DISSECTING THE ROLE OF MIDBRAIN CIRCUITS IN COMPULSIVE-LIKE BEHAVIOR IN A SPONTANEOUS RODENT MODEL

Compulsive behaviors are a hallmark of several psychiatric disorders, yet their underlying neural mechanisms remain poorly understood. Current models emphasize cortical and striatal dysfunction, leaving midbrain sensorimotor circuits comparatively unexplored. In this project, we explore the role of the superior colliculus, a region that helps combine sensory information and guide rapid actions, in the emergence of persistent and repetitive behaviors.

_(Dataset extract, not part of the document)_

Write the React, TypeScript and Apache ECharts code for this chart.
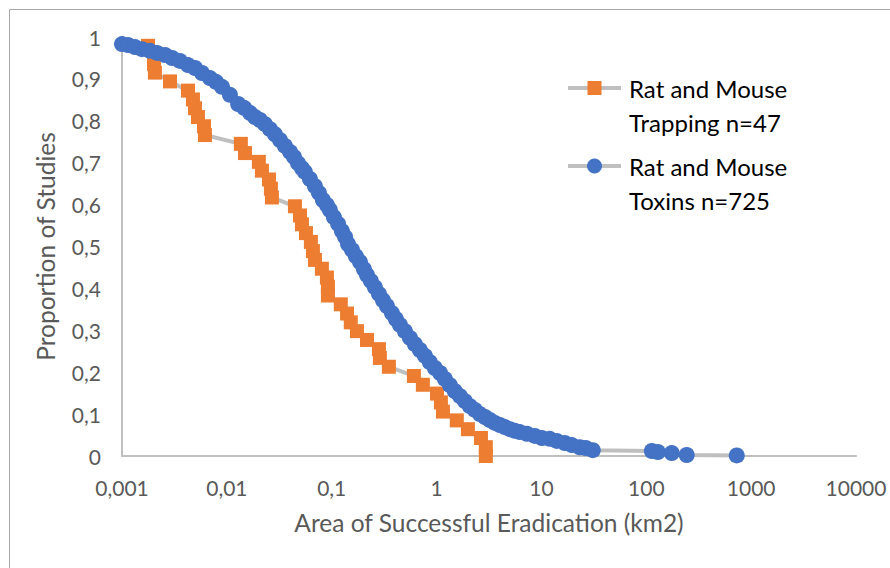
import React, { useEffect, useRef } from "react";
import * as echarts from "echarts";

// ---- Data ----
const seriesNames = ["Rat and Mouse Trapping n=47", "Rat and Mouse Toxins n=725"];
const legendLines = [
  ["Rat and Mouse", "Trapping n=47"],
  ["Rat and Mouse", "Toxins n=725"],
];

const trappingArea = [
  0.00177, 0.00202, 0.00202, 0.00206, 0.00287, 0.00426, 0.00475, 0.00497, 0.0053, 0.00605,
  0.00618, 0.0136, 0.0149, 0.0202, 0.0216, 0.0252, 0.0263, 0.0269, 0.0446, 0.0498,
  0.052, 0.0568, 0.0633, 0.0662, 0.0692, 0.0806, 0.09, 0.092, 0.092, 0.122,
  0.14, 0.152, 0.174, 0.217, 0.282, 0.288, 0.351, 0.608, 0.74, 1.01,
  1.1, 1.15, 1.56, 1.99, 2.65, 2.95, 2.95,
];
const trappingProportion = [
  0.979, 0.957, 0.936, 0.915, 0.894, 0.872, 0.851, 0.83, 0.809, 0.787,
  0.766, 0.745, 0.723, 0.702, 0.681, 0.66, 0.638, 0.617, 0.596, 0.574,
  0.553, 0.532, 0.511, 0.489, 0.468, 0.447, 0.426, 0.404, 0.383, 0.362,
  0.34, 0.319, 0.298, 0.277, 0.255, 0.234, 0.213, 0.191, 0.17, 0.149,
  0.128, 0.106, 0.085, 0.064, 0.043, 0.021, 0.0,
];

const toxinsArea = [
  0.001, 0.00114, 0.00133, 0.00155, 0.00185, 0.00216, 0.00257, 0.003, 0.00357, 0.00426,
  0.00497, 0.00579, 0.0069, 0.00787, 0.00898, 0.0107, 0.0128, 0.0146, 0.0166, 0.0185,
  0.0207, 0.0231, 0.0258, 0.0287, 0.0321, 0.0358, 0.04, 0.0436, 0.0476, 0.052,
  0.0555, 0.062, 0.0692, 0.0755, 0.0824, 0.09, 0.0961, 0.105, 0.115, 0.125,
  0.134, 0.143, 0.156, 0.17, 0.186, 0.203, 0.217, 0.236, 0.258, 0.282,
  0.308, 0.336, 0.375, 0.409, 0.447, 0.499, 0.557, 0.621, 0.693, 0.774,
  0.863, 0.963, 1.08, 1.2, 1.34, 1.49, 1.67, 1.86, 2.08, 2.32,
  2.59, 2.89, 3.22, 3.6, 4.01, 4.48, 5.0, 5.58, 6.22, 7.26,
  8.65, 10.1, 12.0, 14.0, 16.7, 19.5, 23.2, 26.5, 30.9, 113,
  129, 175, 243, 729,
];
const toxinsProportion = [
  0.983, 0.981, 0.976, 0.971, 0.967, 0.962, 0.957, 0.95, 0.943, 0.933,
  0.926, 0.914, 0.902, 0.893, 0.881, 0.862, 0.84, 0.831, 0.819, 0.809,
  0.802, 0.792, 0.78, 0.768, 0.754, 0.74, 0.726, 0.714, 0.699, 0.687,
  0.678, 0.661, 0.644, 0.628, 0.611, 0.599, 0.587, 0.57, 0.554, 0.537,
  0.523, 0.506, 0.492, 0.477, 0.463, 0.446, 0.432, 0.418, 0.403, 0.387,
  0.372, 0.358, 0.341, 0.327, 0.313, 0.298, 0.282, 0.267, 0.253, 0.239,
  0.224, 0.21, 0.198, 0.184, 0.169, 0.155, 0.143, 0.131, 0.119, 0.11,
  0.1, 0.093, 0.086, 0.079, 0.074, 0.069, 0.064, 0.06, 0.057, 0.053,
  0.048, 0.043, 0.041, 0.036, 0.031, 0.026, 0.021, 0.019, 0.014, 0.012,
  0.0095, 0.007, 0.0024, 0.0014,
];

const xTickLabels = ["0,001", "0,01", "0,1", "1", "10", "100", "1000", "10000"];
const yTickLabels = ["0", "0,1", "0,2", "0,3", "0,4", "0,5", "0,6", "0,7", "0,8", "0,9", "1"];
const xAxisTitle = "Area of Successful Eradication (km2)";
const yAxisTitle = "Proportion of Studies";

// ---- Styles ----
const FONT = "Lato";
const ORANGE = "#ED7D31";
const BLUE = "#4472C4";
const LINE_GRAY = "#BFBFBF";
const TEXT_GRAY = "#595959";

export default function App() {
  const ref = useRef<HTMLDivElement>(null);

  useEffect(() => {
    if (!ref.current) return;
    const chart = echarts.init(ref.current, undefined, { renderer: "svg" });

    const trappingData = trappingArea.map((a, i) => [a, trappingProportion[i]]);
    const toxinsData = toxinsArea.map((a, i) => [a, toxinsProportion[i]]);

    const legendX = 568;
    const legendY = [88, 166];

    const option: any = {
      animation: false,
      backgroundColor: "#ffffff",
      textStyle: { fontFamily: FONT },
      grid: { left: 122, right: 34, top: 37, bottom: 112, containLabel: false },
      xAxis: {
        type: "log",
        logBase: 10,
        min: 0.001,
        max: 10000,
        name: xAxisTitle,
        nameLocation: "middle",
        nameGap: 54,
        nameTextStyle: { color: TEXT_GRAY, fontSize: 24.5, fontFamily: FONT },
        axisLine: { show: true, lineStyle: { color: LINE_GRAY, width: 2 } },
        axisTick: { show: false },
        splitLine: { show: false },
        minorTick: { show: false },
        axisLabel: {
          color: TEXT_GRAY,
          fontSize: 21,
          fontFamily: FONT,
          margin: 21,
          formatter: (v: number) => {
            const e = Math.round(Math.log10(v));
            return xTickLabels[e + 3] ?? "";
          },
        },
      },
      yAxis: {
        type: "value",
        min: 0,
        max: 1,
        interval: 0.1,
        name: yAxisTitle,
        nameLocation: "middle",
        nameGap: 64,
        nameRotate: 90,
        nameTextStyle: { color: TEXT_GRAY, fontSize: 24.5, fontFamily: FONT },
        axisLine: { show: true, lineStyle: { color: LINE_GRAY, width: 2 } },
        axisTick: { show: false },
        splitLine: { show: false },
        axisLabel: {
          color: TEXT_GRAY,
          fontSize: 21,
          fontFamily: FONT,
          margin: 21,
          formatter: (v: number) => yTickLabels[Math.round(v * 10)] ?? "",
        },
      },
      legend: { show: false },
      series: [
        {
          type: "line",
          name: seriesNames[0],
          data: trappingData,
          symbol: "rect",
          symbolSize: 14,
          clip: false,
          itemStyle: { color: ORANGE },
          lineStyle: { color: LINE_GRAY, width: 4 },
          z: 2,
        },
        {
          type: "line",
          name: seriesNames[1],
          data: toxinsData,
          symbol: "circle",
          symbolSize: 16,
          clip: false,
          itemStyle: { color: BLUE },
          lineStyle: { color: LINE_GRAY, width: 4 },
          z: 3,
        },
      ],
      graphic: [
        {
          type: "rect",
          silent: true,
          shape: { x: 9.5, y: 9.5, width: 1000, height: 1000 },
          style: { fill: "none", stroke: "#A6A6A6", lineWidth: 1 },
        },
        // legend item 1
        {
          type: "line",
          shape: { x1: legendX, y1: legendY[0], x2: legendX + 53, y2: legendY[0] },
          style: { stroke: LINE_GRAY, lineWidth: 4 },
        },
        {
          type: "rect",
          shape: { x: legendX + 19.5, y: legendY[0] - 7, width: 14, height: 14 },
          style: { fill: ORANGE },
        },
        {
          type: "text",
          x: legendX + 61,
          y: legendY[0] - 17,
          style: {
            text: legendLines[0].join("\n"),
            fill: "#000000",
            fontSize: 24,
            fontFamily: FONT,
            lineHeight: 34,
            verticalAlign: "top",
          },
        },
        // legend item 2
        {
          type: "line",
          shape: { x1: legendX, y1: legendY[1], x2: legendX + 53, y2: legendY[1] },
          style: { stroke: LINE_GRAY, lineWidth: 4 },
        },
        {
          type: "circle",
          shape: { cx: legendX + 26.5, cy: legendY[1], r: 7.5 },
          style: { fill: BLUE },
        },
        {
          type: "text",
          x: legendX + 61,
          y: legendY[1] - 17,
          style: {
            text: legendLines[1].join("\n"),
            fill: "#000000",
            fontSize: 24,
            fontFamily: FONT,
            lineHeight: 34,
            verticalAlign: "top",
          },
        },
      ],
    };

    chart.setOption(option);
    return () => chart.dispose();
  }, []);

  return (
    <div
      style={{ position: "fixed", left: 0, top: 0, width: 890, height: 568, background: "#fff" }}
    >
      <div ref={ref} style={{ width: 890, height: 568 }} />
    </div>
  );
}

We use Peromyscus maniculatus, a rodent species that naturally exhibits a wide range of repetitive behaviors, to pinpoint circuit features that distinguish animals with high versus low compulsive-like tendencies. Freely moving assays in two different arenas have revealed consistent differences in jumping, summersaulting and pattern-running, allowing to reliably group animals into highly stereotyped and control. For instance, high stereotypy individuals showed 25.4 ± 14.1 jumps/min, while controls only showed 6.7 ± 5.7 jumps/min (mean ± SD).
In ongoing experiments, we use a Navon paradigm-inspired task to test for visual perception alterations in high stereotypy animals. Further, high-density electrophysiological recordings in the dorsal midbrain during spontaneous activity and structured visual challenges are used to uncover the circuit elements underlying these behavioral and perceptual alterations. These data will allow mapping of population dynamics tied to repetitive actions and identify changes in how sensory signals are processed.
Overall, this work aims to build an integrative framework for understanding how midbrain circuits shape compulsive behavior. Identifying how sensory processing and motor selection become rigid at the circuit level may ultimately refine current models of compulsivity and highlight new intervention points beyond traditional cortico-striatal pathways.